The Court found that Panzino had taken considerable liberties in that argument, and flagged it:
“In his opposition brief, Panzino crops the first sentence in its entirety, omits the introduction to the second sentence, and then reads the last clause in isolation to impose new fiduciary duties by implication. That is not a reasonable interpretation.”
2020 NCBC 13, ¶ 18. (For another look at the Court’s scrutiny of parties’ claims about controlling documents, see our recent post, here.) The Court noted that MAP Management of Charlotte, LLC, a majority shareholder in 5Church, might have had a duty to protect the interests of Panzino as a minority shareholder. But, Plaintiff did not sue MAP, and Whalen’s participation in MAP did not impute duties MAP might have had to him, personally. Id. ¶ 20. Panzino attempted to remedy the problem by suing MAP for constructive fraud and breach of fiduciary duty in a separate action that was just recently designated to the Business Court.
Surviving Breach Claims
The Court allowed two breach claims to proceed to trial. Panzino argued that defendants had failed to make distributions required under the operating agreement during a period before he sold his remaining interests.
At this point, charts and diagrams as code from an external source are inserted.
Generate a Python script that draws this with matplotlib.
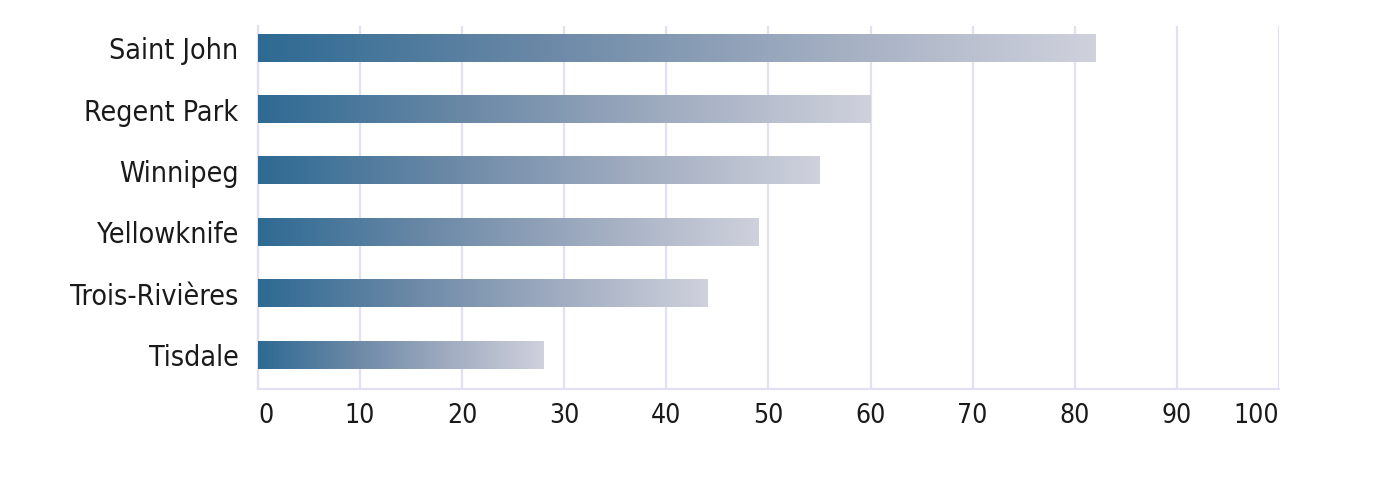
import matplotlib
matplotlib.use("Agg")
import matplotlib.pyplot as plt
import numpy as np
from matplotlib.colors import LinearSegmentedColormap

cities = ["Saint John", "Regent Park", "Winnipeg", "Yellowknife", "Trois-Rivières", "Tisdale"]
values = [82, 60, 55, 49, 44, 28]
xticks = [0, 10, 20, 30, 40, 50, 60, 70, 80, 90, 100]

plt.rcParams['font.family'] = ['DejaVu Sans']
plt.rcParams['font.stretch'] = 'condensed'

fig = plt.figure(figsize=(13.89, 4.92), dpi=100)
ax = fig.add_axes([0.1857, 0.2093, 0.9208 - 0.1857, 0.9472 - 0.2093])

cmap = LinearSegmentedColormap.from_list("g", ["#2e6a93", "#6a88a6", "#a0acc0", "#cfd1dc"])
grad = np.linspace(0, 1, 256).reshape(1, -1)
h = 0.44
for i, v in enumerate(values):
    ax.imshow(grad, cmap=cmap, aspect='auto', extent=(0, v, i + h / 2, i - h / 2),
              interpolation='bilinear', zorder=3)
    ax.barh(i, v, height=h, color='none', edgecolor='none', zorder=2)

ax.set_xlim(0, 100)
ax.set_ylim(5.55, -0.36)
ax.set_yticks(range(len(cities)))
ax.set_yticklabels(cities, fontsize=20.5, fontstretch='condensed')
ax.set_xticks(xticks)
labels = ax.set_xticklabels([str(t) for t in xticks], fontsize=19, fontstretch='condensed')
labels[0].set_ha('left')
labels[-1].set_ha('right')

gc = "#e1e1f2"
ax.grid(axis='x', color=gc, linewidth=1.6, zorder=0)
ax.set_axisbelow(True)
for s in ['top', 'right']:
    ax.spines[s].set_visible(False)
for s in ['left', 'bottom']:
    ax.spines[s].set_color(gc)
    ax.spines[s].set_linewidth(1.6)
ax.tick_params(axis='both', length=0, labelcolor='#1a1a1a')
ax.tick_params(axis='y', pad=14)
ax.tick_params(axis='x', pad=10)

fig.savefig("out.png", dpi=100)
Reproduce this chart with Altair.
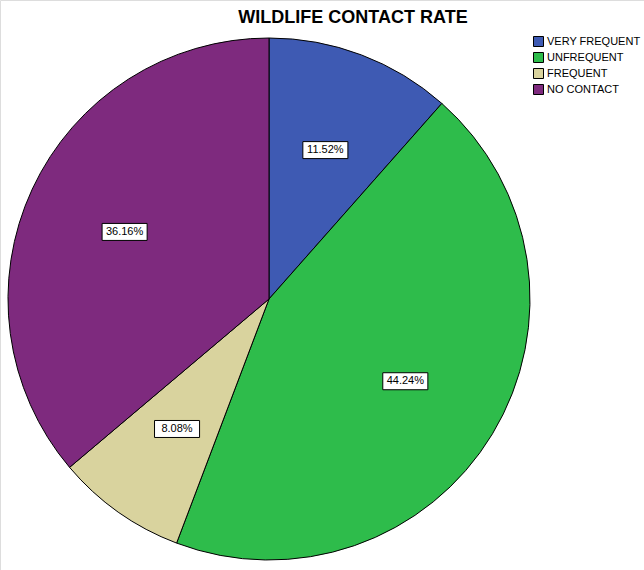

Defendants argued that, without any proof of damages, summary judgment was appropriate. The Court declined, noting that proof of damages is not a breach of contract claim element. Id. ¶ 31. Plaintiff’s undisputed claim that 5Church did not provide specified monthly financial statements also advanced. The Court rejected application of the traditional rule that a shareholder can’t bring an action for damage to his or her shares because of a wrong to the entity. Here, Panzino’s claim survived because the agreement required the entity to provide information to him, and Plaintiff “seeks to enforce his own rights, and not those of 5Church.” Id. ¶ 34.